Закончив свои дела, он начал меня обо всем расспрашивать. Прежде чем поведать ему о своих злоключениях, я сказала: «Михал Иваныч, дайте честное слово, что не выдадите меня родным». Он пообещал, и я рассказала ему всё, добавив, что, если всё-таки меня пошлют обратно, я покончу с собой, как истинная волжанка, брошусь в Волгу. «Мне не жить без театра!» – закончила я. Тогда Михаил Иванович написал большое письмо тете Оле с просьбой приютить меня и прописать. А потом дал еще одну бумажку об устройстве на работу – распределять какую-то литературу. На прощание он вызвал молодого человека, секретаря, и наказал ему проводить меня до дома, а то уже темно и страшно.
– Забавная история. Письмо Калинина вам помогло?
– Не совсем. На дворе стоял уже сентябрь. В техникуме давно шли занятия. Так что я опоздала. Но я была настроена решительно: поступить или умереть. У входа встретила смешно одетого парнишку. Оказывается, он приехал из Сибири и тоже был настроен весьма агрессивно. Звали его Коля Дорохин. Мы объединили усилия и стали «бомбить» педагогов, чтобы нас хотя бы прослушали. Даже ночевали на ступеньках. И наша взяла. В итоге мы обрушились на комиссию всем своим темпераментом и нас приняли сразу на второй курс. Цель была достигнута!
Мне разрешили жить в аудитории нашего курса. Утром я подрабатывала уборщицей, мыла кабинеты, лестницу и даже туалет. Спустя какое-то время наш директор устроил меня на курсы стенографии и машинописи, я стала много зарабатывать и даже стала помогать некоторым студентам. А учились со мной замечательные ребята – Мордвинов, Абрикосов, Пажитнов.
– Весело жили тогда студенты?
– Еще бы, очень! Мы были вечно голодны, но даже это не мешало нам веселиться. Однажды, после окончания третьего курса, мы всей гурьбой поехали отдыхать в Сухуми. Там мы устраивали концерты и спектакли, а на заработанные деньги кутили по ночам.

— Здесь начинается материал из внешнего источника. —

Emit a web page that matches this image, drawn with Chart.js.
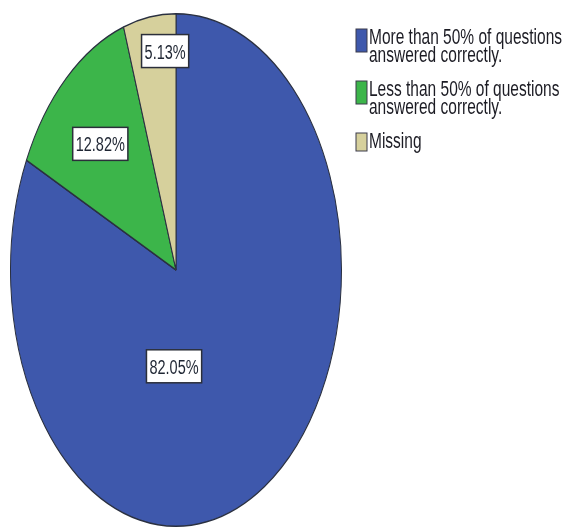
<!DOCTYPE html>
<html>
<head>
<meta charset="utf-8">
<script src="https://cdn.jsdelivr.net/npm/chart.js@4.4.0/dist/chart.umd.min.js"></script>
<style>
  html, body { margin: 0; padding: 0; background: #fff; }
  #pie { display: block; }
</style>
</head>
<body>
<canvas id="pie" width="565" height="529"></canvas>
<script>
// data
const categories = [
    ['More than 50% of questions', 'answered correctly.'],
    ['Less than 50% of questions', 'answered correctly.'],
    ['Missing']
];
const percents = [82.05, 12.82, 5.13];
const sliceColors = ['#3e58ac', '#3cb54a', '#d6d09c'];

// where SPSS put the value boxes: angle clockwise from 12 o'clock, share of the radius
const labelAngles = [181.8, 317.1, 355.6];
const labelRadii = [0.376, 0.672, 0.857];

// the original pie is squashed into an ellipse (taller than wide)
const stretchY = 257 / 166;
const textStretch = 1.4;

function stretchedText(ctx, text, x, y) {
    ctx.save();
    ctx.translate(x, y);
    ctx.scale(1, textStretch);
    ctx.fillText(text, 0, 0);
    ctx.restore();
}

const ellipsePlugin = {
    id: 'ellipse',
    beforeDatasetsDraw(chart) {
        const arc = chart.getDatasetMeta(0).data[0];
        const ctx = chart.ctx;
        ctx.save();
        ctx.translate(arc.x, arc.y);
        ctx.scale(1, stretchY);
        ctx.translate(-arc.x, -arc.y);
    },
    afterDatasetsDraw(chart) {
        chart.ctx.restore();
    }
};

const labelPlugin = {
    id: 'valueBoxes',
    afterDraw(chart) {
        const ctx = chart.ctx;
        const meta = chart.getDatasetMeta(0);
        const cx = meta.data[0].x;
        const cy = meta.data[0].y;
        const r = meta.data[0].outerRadius;

        ctx.save();
        ctx.font = '14.5px "Liberation Sans", Arial, sans-serif';
        ctx.textBaseline = 'alphabetic';
        ctx.textAlign = 'center';
        percents.forEach((p, i) => {
            const a = labelAngles[i] * Math.PI / 180;
            const x = cx + Math.sin(a) * r * labelRadii[i];
            const y = cy - Math.cos(a) * r * labelRadii[i] * stretchY;
            const text = p.toFixed(2) + '%';
            const w = ctx.measureText(text).width + 6;
            const h = 33;
            ctx.fillStyle = '#ffffff';
            ctx.fillRect(x - w / 2, y - h / 2, w, h);
            ctx.strokeStyle = '#2b2f3a';
            ctx.lineWidth = 1.5;
            ctx.strokeRect(x - w / 2, y - h / 2, w, h);
            ctx.fillStyle = '#1f2633';
            stretchedText(ctx, text, x, y + 7.5);
        });

        // legend
        ctx.font = '15.5px "Liberation Sans", Arial, sans-serif';
        ctx.textAlign = 'left';
        let base = 44;
        categories.forEach((lines, i) => {
            const bh = lines.length > 1 ? 23 : 18;
            ctx.fillStyle = sliceColors[i];
            ctx.fillRect(356, base - 15, 11, bh);
            ctx.strokeStyle = '#3a3a4a';
            ctx.lineWidth = 1;
            ctx.strokeRect(356, base - 15, 11, bh);
            ctx.fillStyle = '#1c1c24';
            lines.forEach((line, j) => {
                stretchedText(ctx, line, 369, base + j * 17.5);
            });
            base += lines.length * 17.5 + 17;
        });
        ctx.restore();
    }
};

const ctx = document.getElementById('pie').getContext('2d');
new Chart(ctx, {
    type: 'pie',
    data: {
        labels: categories,
        datasets: [{
            data: percents,
            backgroundColor: sliceColors,
            borderColor: '#2a3040',
            borderWidth: 1
        }]
    },
    options: {
        responsive: false,
        animation: false,
        layout: {
            padding: { left: 10, right: 223, top: 104, bottom: 93 }
        },
        plugins: {
            legend: { display: false },
            tooltip: { enabled: false }
        }
    },
    plugins: [ellipsePlugin, labelPlugin]
});
</script>
</body>
</html>
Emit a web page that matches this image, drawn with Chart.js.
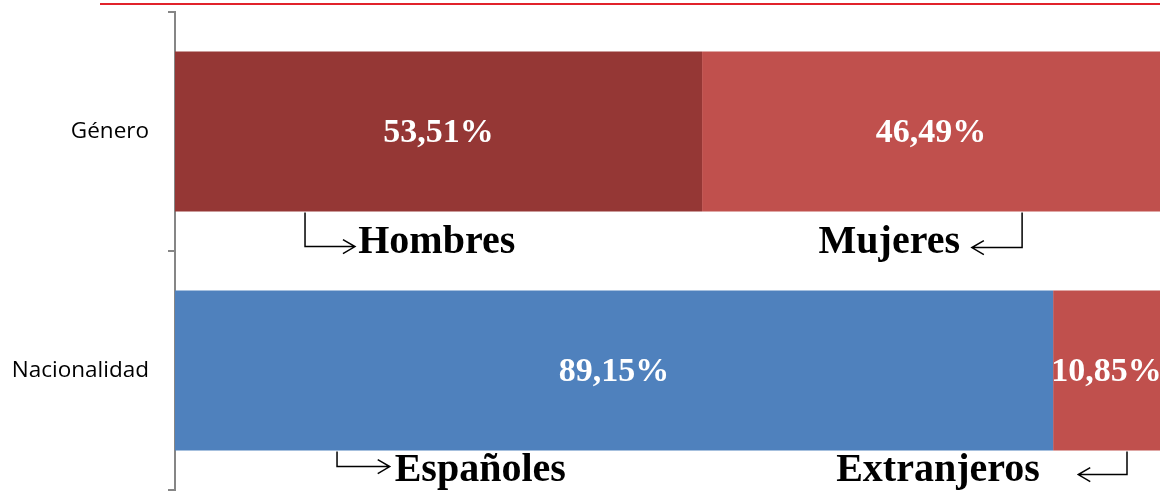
<!DOCTYPE html>
<html>
<head>
<meta charset="utf-8">
<script src="https://cdn.jsdelivr.net/npm/chart.js@4/dist/chart.umd.min.js"></script>
<style>
html,body{margin:0;padding:0;background:#fff;}
#wrap{width:1162px;height:496px;position:relative;}
</style>
</head>
<body>
<div id="wrap"><canvas id="c" width="1162" height="496"></canvas></div>
<script>
// ---- data ----
const categories = ['Género', 'Nacionalidad'];
const firstGroup = [53.51, 89.15];   // Hombres / Españoles
const secondGroup = [46.49, 10.85];  // Mujeres / Extranjeros
const groupNames = ['Hombres', 'Mujeres', 'Españoles', 'Extranjeros'];
// annotation anchors in axis units (percent)
const annoCategory = [0, 0, 1, 1];
const annoStem = [13.2, 86.0, 16.45, 96.65];
const annoTip = [18.27, 80.9, 21.8, 91.7];
const annoText = [18.6, 79.7, 22.3, 87.8];

// ---- styles ----
const firstColors = ['#953735', '#4F81BD'];
const secondColors = ['#C0504D', '#C0504D'];
const annoLineDy = [35, 36, 16, 24];
const annoTextDy = [41, 41, 30, 30];

const pctFmt = v => v.toFixed(2).replace('.', ',') + '%';

const labelsPlugin = {
  id: 'labels',
  afterDatasetsDraw(chart) {
    const ctx = chart.ctx;
    ctx.save();
    ctx.fillStyle = '#ffffff';
    ctx.font = 'bold 34px "Liberation Serif", serif';
    ctx.textAlign = 'center';
    ctx.textBaseline = 'middle';
    chart.data.datasets.forEach((ds, di) => {
      const meta = chart.getDatasetMeta(di);
      meta.data.forEach((bar, i) => {
        const cx = (bar.x + bar.base) / 2;
        ctx.fillText(pctFmt(ds.data[i]), cx, bar.y + 2);
      });
    });
    // annotations
    const xs = chart.scales.x;
    const meta0 = chart.getDatasetMeta(0);
    ctx.fillStyle = '#000';
    ctx.strokeStyle = '#000';
    ctx.lineWidth = 1.5;
    ctx.font = 'bold 40px "Liberation Serif", serif';
    ctx.textBaseline = 'alphabetic';
    groupNames.forEach((name, k) => {
      const bar = meta0.data[annoCategory[k]];
      const bottom = bar.y + bar.height / 2;
      const sx = xs.getPixelForValue(annoStem[k]);
      const tx = xs.getPixelForValue(annoTip[k]);
      const lx = xs.getPixelForValue(annoText[k]);
      const ly = bottom + annoLineDy[k];
      const dir = tx > sx ? 1 : -1;
      ctx.beginPath();
      ctx.moveTo(sx, bottom + 1);
      ctx.lineTo(sx, ly);
      ctx.lineTo(tx, ly);
      ctx.moveTo(tx - dir * 12, ly - 7);
      ctx.lineTo(tx, ly);
      ctx.lineTo(tx - dir * 12, ly + 7);
      ctx.stroke();
      ctx.textAlign = dir > 0 ? 'left' : 'right';
      ctx.fillText(name, lx, bottom + annoTextDy[k]);
    });
    // header rule
    ctx.strokeStyle = '#E1232B';
    ctx.lineWidth = 2;
    ctx.beginPath();
    ctx.moveTo(100, 4);
    ctx.lineTo(1160, 4);
    ctx.stroke();
    ctx.restore();
  }
};

new Chart(document.getElementById('c'), {
  type: 'bar',
  data: {
    labels: categories,
    datasets: [
      { label: 'Hombres / Españoles', data: firstGroup, backgroundColor: firstColors,
        barPercentage: 0.67, categoryPercentage: 1 },
      { label: 'Mujeres / Extranjeros', data: secondGroup, backgroundColor: secondColors,
        barPercentage: 0.67, categoryPercentage: 1 }
    ]
  },
  options: {
    indexAxis: 'y',
    responsive: false,
    animation: false,
    layout: { padding: { top: 12, bottom: 6, right: 2, left: 0 } },
    plugins: { legend: { display: false }, tooltip: { enabled: false } },
    scales: {
      x: { stacked: true, min: 0, max: 100, display: false },
      y: {
        stacked: true,
        afterFit(s) { s.width = 175; s.paddingTop = 0; s.paddingBottom = 0; },
        border: { display: true, color: '#868686', width: 2 },
        grid: { drawOnChartArea: false, drawTicks: true, tickLength: 7, color: '#868686', lineWidth: 2, offset: true },
        ticks: { color: '#000', padding: 19, font: { family: '"Open Sans", sans-serif', size: 22.5 } }
      }
    }
  },
  plugins: [labelsPlugin]
});
</script>
</body>
</html>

Кстати, там же я встретилась со своим братом Виктором, от которого скрывалась в Москве. Он случайно увидел афишу «Капитолина Лебедева» (я еще выступала под девичьей фамилией) и понял, что обнаружил пропавшую сестренку. Виктор пригласил меня в кафе, заказал много всяких яств, но от волнения я не смогла ничего проглотить. Голодные студенты подавали мне знаки, чтобы я взяла всё с собой, но я отказалась и от еды, и от денег, которыми хотел снабдить меня брат (что для него было совсем несвойственно). Потом я, конечно, приняла страшный поток брани от своих друзей.
Там же со мной произошел еще один случай. Меня и мою подругу Павлихину похитили горцы. Мне это показалось даже занятным, тем более что «мой» горец был очень красив. А Павлихина кричала, как резаная, и ее услышал проезжавший мимо на машине кинорежиссер Роом. Он заставил похитителей отпустить нас, зато всё оставшееся время «мой» горец неотступно следовал за мной. И когда мы садились в шлюпку, чтобы добраться до парохода, я увидела его на молу. И, поверьте, я плакала и даже жалела, что не осталась с ним.
– Сколько у вас было ухажеров! А говорите, что «две косички – и ничего особенного»…
– Что вы, что вы! Я даже отказалась идти в Театр оперетты, куда меня пригласили по окончании техникума. Говорили, что у меня прелестный по тембру голосок. Моя подруга Ольга Власова приняла это приглашение, а я считала себя актрисой драматической. Но, самое главное, я была уверена, что актриса оперетты должна иметь и фигурку, и всё остальное – в идеале. А мне жутко не нравились мои руки, они казались мне довольно крупными. Глупая была.
– Вы тогда задумывались о своем амплуа, чувствовали тягу к какому-нибудь жанру, направлению?
– Вообще, я считалась очень темпераментной. Если захочу, публику могла довести до слез. Захочу – будут смеяться. Помню, читала пушкинскую Татьяну: «Я к вам пишу. Чего же боле?» – так дамы в зале буквально рыдали. Один знаменитый пушкиновед меня за это сильно ругал, а мне нравилось так читать.